[start of Source material]
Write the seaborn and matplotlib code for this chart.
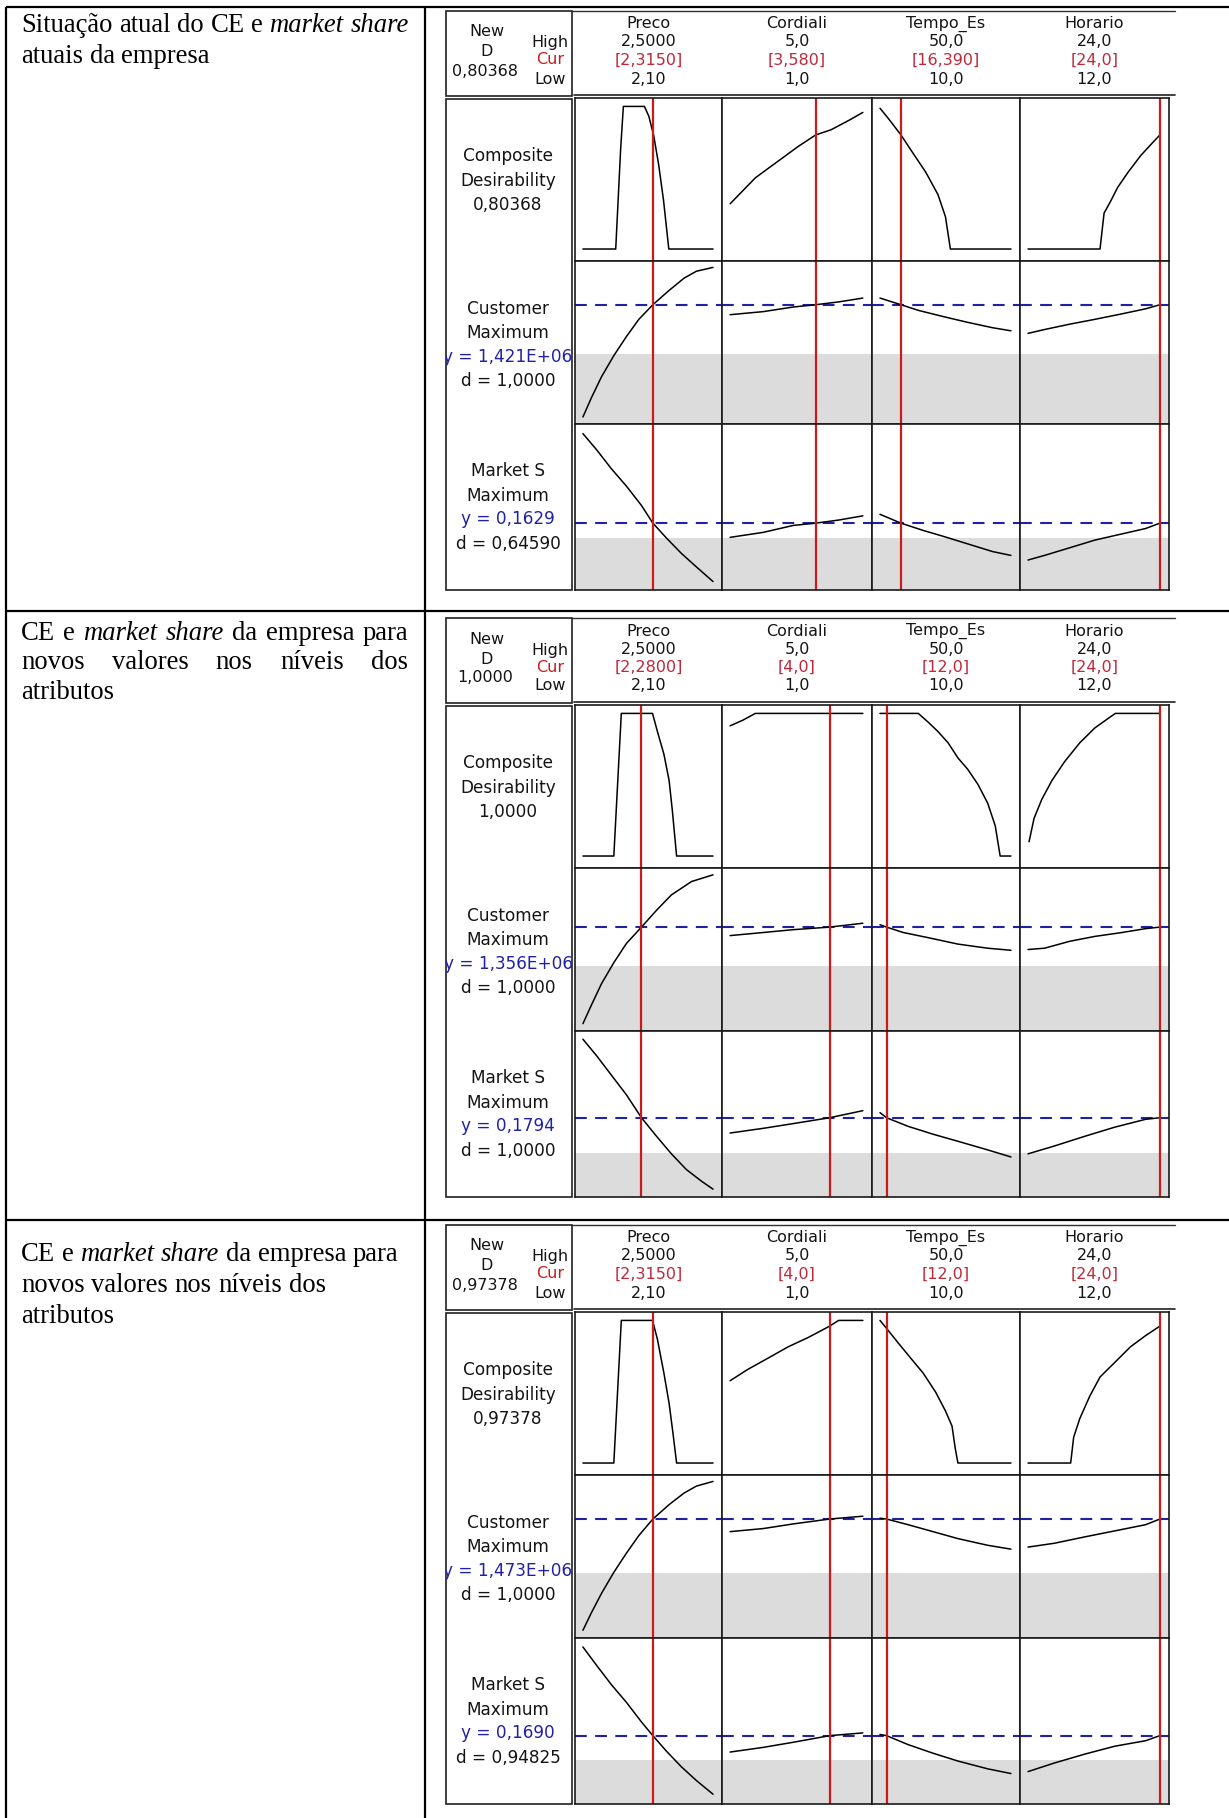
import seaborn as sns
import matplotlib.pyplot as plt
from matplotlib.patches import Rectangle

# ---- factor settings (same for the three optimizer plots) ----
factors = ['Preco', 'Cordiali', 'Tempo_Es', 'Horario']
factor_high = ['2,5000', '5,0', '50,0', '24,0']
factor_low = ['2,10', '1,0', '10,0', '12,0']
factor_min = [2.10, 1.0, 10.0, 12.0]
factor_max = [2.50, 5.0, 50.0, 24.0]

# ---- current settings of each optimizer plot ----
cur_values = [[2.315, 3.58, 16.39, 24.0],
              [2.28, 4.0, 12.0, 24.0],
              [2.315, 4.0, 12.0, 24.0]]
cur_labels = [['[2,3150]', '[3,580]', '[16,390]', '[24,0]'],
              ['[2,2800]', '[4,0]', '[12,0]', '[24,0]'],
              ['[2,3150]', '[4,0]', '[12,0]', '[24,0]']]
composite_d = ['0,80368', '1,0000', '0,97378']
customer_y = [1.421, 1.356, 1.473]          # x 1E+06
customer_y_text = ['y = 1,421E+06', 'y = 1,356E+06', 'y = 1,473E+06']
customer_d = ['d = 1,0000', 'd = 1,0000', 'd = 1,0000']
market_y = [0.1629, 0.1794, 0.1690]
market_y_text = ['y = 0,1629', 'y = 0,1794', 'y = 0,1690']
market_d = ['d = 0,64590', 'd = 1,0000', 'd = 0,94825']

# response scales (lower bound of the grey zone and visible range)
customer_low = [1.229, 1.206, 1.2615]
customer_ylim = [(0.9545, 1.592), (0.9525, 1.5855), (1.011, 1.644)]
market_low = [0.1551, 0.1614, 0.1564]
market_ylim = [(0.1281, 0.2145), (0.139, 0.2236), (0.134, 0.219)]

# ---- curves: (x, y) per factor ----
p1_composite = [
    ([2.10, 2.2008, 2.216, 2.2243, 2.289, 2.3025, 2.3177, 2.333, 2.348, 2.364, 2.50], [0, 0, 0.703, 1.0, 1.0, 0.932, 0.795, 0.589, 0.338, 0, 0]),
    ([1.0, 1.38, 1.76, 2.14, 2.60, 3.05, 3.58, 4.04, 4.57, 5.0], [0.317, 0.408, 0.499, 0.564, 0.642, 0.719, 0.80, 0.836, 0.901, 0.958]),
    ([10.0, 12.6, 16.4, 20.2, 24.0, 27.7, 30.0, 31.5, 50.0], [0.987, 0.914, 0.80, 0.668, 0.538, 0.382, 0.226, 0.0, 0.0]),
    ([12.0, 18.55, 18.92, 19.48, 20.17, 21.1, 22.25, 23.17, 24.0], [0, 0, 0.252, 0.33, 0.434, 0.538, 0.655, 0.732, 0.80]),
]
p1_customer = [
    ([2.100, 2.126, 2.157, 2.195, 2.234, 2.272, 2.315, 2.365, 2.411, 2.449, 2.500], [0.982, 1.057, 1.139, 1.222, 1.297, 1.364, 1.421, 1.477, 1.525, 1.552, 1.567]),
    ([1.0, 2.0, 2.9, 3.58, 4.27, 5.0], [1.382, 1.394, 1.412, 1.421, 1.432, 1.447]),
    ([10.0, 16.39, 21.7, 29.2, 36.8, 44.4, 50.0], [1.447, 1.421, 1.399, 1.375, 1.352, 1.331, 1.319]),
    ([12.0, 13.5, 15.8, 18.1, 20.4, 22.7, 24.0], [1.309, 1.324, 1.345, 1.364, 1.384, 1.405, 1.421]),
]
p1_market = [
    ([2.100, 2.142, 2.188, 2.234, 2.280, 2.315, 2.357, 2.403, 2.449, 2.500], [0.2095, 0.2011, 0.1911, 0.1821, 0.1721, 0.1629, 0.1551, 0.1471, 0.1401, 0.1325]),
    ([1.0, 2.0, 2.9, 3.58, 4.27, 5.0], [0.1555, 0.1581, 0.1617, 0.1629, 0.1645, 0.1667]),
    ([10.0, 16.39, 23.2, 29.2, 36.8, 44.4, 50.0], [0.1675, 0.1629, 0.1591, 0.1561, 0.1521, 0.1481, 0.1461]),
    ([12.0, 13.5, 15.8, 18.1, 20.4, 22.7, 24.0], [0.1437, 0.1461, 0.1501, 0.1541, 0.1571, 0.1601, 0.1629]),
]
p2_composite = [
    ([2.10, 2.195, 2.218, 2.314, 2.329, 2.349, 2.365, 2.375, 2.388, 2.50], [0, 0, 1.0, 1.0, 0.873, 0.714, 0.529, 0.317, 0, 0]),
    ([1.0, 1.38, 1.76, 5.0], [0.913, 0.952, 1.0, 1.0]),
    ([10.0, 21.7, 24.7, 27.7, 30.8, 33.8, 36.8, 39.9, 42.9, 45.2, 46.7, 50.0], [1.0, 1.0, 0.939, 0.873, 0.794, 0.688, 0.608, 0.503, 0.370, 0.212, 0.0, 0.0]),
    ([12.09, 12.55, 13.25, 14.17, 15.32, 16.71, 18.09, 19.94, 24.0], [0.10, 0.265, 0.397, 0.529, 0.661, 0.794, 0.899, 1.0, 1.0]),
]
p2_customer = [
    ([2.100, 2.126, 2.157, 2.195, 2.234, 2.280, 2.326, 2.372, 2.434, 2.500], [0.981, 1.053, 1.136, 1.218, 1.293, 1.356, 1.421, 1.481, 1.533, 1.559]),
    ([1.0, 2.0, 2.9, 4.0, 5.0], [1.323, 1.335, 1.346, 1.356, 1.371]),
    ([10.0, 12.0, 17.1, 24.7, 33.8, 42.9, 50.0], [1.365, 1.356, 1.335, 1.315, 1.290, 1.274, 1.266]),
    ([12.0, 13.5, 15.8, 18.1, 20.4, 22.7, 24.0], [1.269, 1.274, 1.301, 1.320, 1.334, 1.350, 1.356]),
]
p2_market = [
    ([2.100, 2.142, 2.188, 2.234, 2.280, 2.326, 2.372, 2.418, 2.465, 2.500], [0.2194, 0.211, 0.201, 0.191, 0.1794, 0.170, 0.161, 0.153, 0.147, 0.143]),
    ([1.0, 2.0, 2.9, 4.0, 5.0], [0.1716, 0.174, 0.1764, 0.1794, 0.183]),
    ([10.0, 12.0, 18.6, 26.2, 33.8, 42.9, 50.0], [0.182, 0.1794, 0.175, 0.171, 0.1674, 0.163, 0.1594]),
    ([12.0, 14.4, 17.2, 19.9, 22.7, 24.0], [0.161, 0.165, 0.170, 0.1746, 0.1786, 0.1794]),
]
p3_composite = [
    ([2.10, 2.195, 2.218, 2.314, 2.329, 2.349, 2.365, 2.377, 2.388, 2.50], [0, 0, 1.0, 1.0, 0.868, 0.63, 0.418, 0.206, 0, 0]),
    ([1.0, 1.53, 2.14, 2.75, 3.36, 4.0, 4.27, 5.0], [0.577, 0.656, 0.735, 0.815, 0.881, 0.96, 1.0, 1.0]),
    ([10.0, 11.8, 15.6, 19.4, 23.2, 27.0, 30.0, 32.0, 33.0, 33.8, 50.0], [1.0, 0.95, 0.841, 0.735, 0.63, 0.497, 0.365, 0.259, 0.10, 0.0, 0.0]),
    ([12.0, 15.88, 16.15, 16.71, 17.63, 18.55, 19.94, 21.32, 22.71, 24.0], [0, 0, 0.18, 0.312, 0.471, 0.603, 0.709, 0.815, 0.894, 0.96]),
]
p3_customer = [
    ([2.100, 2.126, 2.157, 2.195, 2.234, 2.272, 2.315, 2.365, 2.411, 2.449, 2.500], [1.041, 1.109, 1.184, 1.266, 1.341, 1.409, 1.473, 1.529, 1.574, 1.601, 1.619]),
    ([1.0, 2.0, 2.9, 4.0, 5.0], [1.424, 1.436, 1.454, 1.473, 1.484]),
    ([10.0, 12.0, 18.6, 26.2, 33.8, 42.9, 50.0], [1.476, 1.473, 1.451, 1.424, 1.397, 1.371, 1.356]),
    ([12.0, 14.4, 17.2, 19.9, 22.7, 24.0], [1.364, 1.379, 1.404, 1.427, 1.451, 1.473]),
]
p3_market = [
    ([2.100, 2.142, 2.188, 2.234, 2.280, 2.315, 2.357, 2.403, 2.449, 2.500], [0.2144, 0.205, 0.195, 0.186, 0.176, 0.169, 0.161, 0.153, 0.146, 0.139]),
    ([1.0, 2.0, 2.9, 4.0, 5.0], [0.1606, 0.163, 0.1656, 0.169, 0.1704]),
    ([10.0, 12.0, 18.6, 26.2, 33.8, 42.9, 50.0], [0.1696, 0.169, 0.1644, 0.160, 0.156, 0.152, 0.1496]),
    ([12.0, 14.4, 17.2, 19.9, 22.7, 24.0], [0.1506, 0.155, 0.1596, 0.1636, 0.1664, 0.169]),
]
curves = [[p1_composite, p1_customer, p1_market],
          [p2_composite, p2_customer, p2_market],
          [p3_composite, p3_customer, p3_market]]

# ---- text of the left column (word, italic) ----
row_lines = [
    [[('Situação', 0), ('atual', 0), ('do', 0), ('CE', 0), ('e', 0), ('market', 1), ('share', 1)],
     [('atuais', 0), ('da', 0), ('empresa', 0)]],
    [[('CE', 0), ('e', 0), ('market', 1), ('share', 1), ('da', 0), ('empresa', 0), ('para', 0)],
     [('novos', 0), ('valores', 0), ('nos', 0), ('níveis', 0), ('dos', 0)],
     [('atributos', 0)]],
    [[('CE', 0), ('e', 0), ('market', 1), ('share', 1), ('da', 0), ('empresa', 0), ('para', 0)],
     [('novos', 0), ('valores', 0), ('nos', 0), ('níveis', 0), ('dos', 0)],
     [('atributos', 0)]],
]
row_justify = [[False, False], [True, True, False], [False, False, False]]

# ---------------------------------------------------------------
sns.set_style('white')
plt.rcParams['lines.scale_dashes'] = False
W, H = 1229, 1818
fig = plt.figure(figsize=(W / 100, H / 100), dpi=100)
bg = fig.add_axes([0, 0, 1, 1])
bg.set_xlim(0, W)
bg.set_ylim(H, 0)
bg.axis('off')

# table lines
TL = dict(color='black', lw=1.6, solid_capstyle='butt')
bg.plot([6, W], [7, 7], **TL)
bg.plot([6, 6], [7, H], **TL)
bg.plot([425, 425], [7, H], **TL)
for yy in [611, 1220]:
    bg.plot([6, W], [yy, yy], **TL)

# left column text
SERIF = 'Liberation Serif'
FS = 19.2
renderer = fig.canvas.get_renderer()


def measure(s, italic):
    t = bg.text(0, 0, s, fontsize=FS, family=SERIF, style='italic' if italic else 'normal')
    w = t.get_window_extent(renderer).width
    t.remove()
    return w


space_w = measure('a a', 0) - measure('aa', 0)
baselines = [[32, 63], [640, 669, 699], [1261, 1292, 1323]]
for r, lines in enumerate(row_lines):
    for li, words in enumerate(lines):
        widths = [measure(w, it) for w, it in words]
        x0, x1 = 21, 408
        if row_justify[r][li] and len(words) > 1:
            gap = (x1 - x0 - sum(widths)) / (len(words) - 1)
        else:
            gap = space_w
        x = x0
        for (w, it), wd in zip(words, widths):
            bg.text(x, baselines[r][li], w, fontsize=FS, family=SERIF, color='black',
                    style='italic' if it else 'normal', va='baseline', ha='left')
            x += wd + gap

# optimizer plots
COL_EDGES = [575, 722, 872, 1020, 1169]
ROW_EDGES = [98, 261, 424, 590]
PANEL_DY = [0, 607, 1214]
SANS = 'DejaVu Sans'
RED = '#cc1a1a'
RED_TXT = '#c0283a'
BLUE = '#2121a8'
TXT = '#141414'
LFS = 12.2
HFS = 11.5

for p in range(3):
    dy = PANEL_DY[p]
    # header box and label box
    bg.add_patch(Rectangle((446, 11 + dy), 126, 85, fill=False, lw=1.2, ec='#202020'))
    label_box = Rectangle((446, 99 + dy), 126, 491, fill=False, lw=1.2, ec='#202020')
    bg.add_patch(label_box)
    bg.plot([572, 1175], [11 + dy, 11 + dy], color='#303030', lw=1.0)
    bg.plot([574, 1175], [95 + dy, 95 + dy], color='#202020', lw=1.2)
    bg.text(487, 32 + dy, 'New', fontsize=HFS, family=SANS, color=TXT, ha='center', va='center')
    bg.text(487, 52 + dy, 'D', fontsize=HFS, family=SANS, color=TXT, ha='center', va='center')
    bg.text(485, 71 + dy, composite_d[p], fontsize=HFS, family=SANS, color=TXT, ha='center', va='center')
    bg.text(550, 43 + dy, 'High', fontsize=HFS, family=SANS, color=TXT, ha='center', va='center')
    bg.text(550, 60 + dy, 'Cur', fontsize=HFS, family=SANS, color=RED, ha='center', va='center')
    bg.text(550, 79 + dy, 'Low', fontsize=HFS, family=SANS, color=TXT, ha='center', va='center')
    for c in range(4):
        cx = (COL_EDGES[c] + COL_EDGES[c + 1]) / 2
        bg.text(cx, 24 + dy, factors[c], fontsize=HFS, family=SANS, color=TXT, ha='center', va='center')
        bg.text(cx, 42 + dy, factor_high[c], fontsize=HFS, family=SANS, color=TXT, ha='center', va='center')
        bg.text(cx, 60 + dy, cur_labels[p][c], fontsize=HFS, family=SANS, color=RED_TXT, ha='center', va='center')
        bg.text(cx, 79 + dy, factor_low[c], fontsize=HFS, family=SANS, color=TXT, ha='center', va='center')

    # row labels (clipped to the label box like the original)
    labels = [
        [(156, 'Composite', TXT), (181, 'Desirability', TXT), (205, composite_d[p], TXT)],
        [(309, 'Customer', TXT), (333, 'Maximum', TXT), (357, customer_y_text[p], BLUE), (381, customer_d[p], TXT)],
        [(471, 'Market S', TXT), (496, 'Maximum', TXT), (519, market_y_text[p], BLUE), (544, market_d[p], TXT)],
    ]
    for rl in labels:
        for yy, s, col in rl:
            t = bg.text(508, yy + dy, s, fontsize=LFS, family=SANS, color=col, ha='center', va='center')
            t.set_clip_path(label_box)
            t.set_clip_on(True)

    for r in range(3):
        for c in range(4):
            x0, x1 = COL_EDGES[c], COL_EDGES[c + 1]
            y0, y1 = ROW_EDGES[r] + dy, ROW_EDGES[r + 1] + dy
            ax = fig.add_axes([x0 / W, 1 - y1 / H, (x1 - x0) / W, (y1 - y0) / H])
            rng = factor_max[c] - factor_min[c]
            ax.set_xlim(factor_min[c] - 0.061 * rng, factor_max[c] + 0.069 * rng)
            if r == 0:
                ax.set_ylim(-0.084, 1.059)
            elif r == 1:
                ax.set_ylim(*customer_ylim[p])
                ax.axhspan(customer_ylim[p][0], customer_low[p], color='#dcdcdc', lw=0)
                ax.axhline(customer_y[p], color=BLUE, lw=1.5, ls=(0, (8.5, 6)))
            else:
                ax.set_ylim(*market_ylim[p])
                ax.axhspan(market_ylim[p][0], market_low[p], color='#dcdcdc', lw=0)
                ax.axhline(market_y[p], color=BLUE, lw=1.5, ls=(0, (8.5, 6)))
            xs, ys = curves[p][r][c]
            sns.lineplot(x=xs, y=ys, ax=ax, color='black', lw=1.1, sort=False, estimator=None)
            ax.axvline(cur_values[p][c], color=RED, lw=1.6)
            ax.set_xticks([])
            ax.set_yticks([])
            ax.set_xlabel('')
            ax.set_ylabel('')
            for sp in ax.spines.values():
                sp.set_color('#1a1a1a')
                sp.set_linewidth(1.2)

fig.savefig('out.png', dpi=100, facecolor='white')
[end of Source material]
## Given task
Starting at the first line of the material, output exactly the lines up to and including the one with "0.2236), (0.134, 0.219)]". Do not include the pictures.

## Completed exercise
Write the seaborn and matplotlib code for this chart.
import seaborn as sns
import matplotlib.pyplot as plt
from matplotlib.patches import Rectangle

# ---- factor settings (same for the three optimizer plots) ----
factors = ['Preco', 'Cordiali', 'Tempo_Es', 'Horario']
factor_high = ['2,5000', '5,0', '50,0', '24,0']
factor_low = ['2,10', '1,0', '10,0', '12,0']
factor_min = [2.10, 1.0, 10.0, 12.0]
factor_max = [2.50, 5.0, 50.0, 24.0]

# ---- current settings of each optimizer plot ----
cur_values = [[2.315, 3.58, 16.39, 24.0],
              [2.28, 4.0, 12.0, 24.0],
              [2.315, 4.0, 12.0, 24.0]]
cur_labels = [['[2,3150]', '[3,580]', '[16,390]', '[24,0]'],
              ['[2,2800]', '[4,0]', '[12,0]', '[24,0]'],
              ['[2,3150]', '[4,0]', '[12,0]', '[24,0]']]
composite_d = ['0,80368', '1,0000', '0,97378']
customer_y = [1.421, 1.356, 1.473]          # x 1E+06
customer_y_text = ['y = 1,421E+06', 'y = 1,356E+06', 'y = 1,473E+06']
customer_d = ['d = 1,0000', 'd = 1,0000', 'd = 1,0000']
market_y = [0.1629, 0.1794, 0.1690]
market_y_text = ['y = 0,1629', 'y = 0,1794', 'y = 0,1690']
market_d = ['d = 0,64590', 'd = 1,0000', 'd = 0,94825']

# response scales (lower bound of the grey zone and visible range)
customer_low = [1.229, 1.206, 1.2615]
customer_ylim = [(0.9545, 1.592), (0.9525, 1.5855), (1.011, 1.644)]
market_low = [0.1551, 0.1614, 0.1564]
market_ylim = [(0.1281, 0.2145), (0.139, 0.2236), (0.134, 0.219)]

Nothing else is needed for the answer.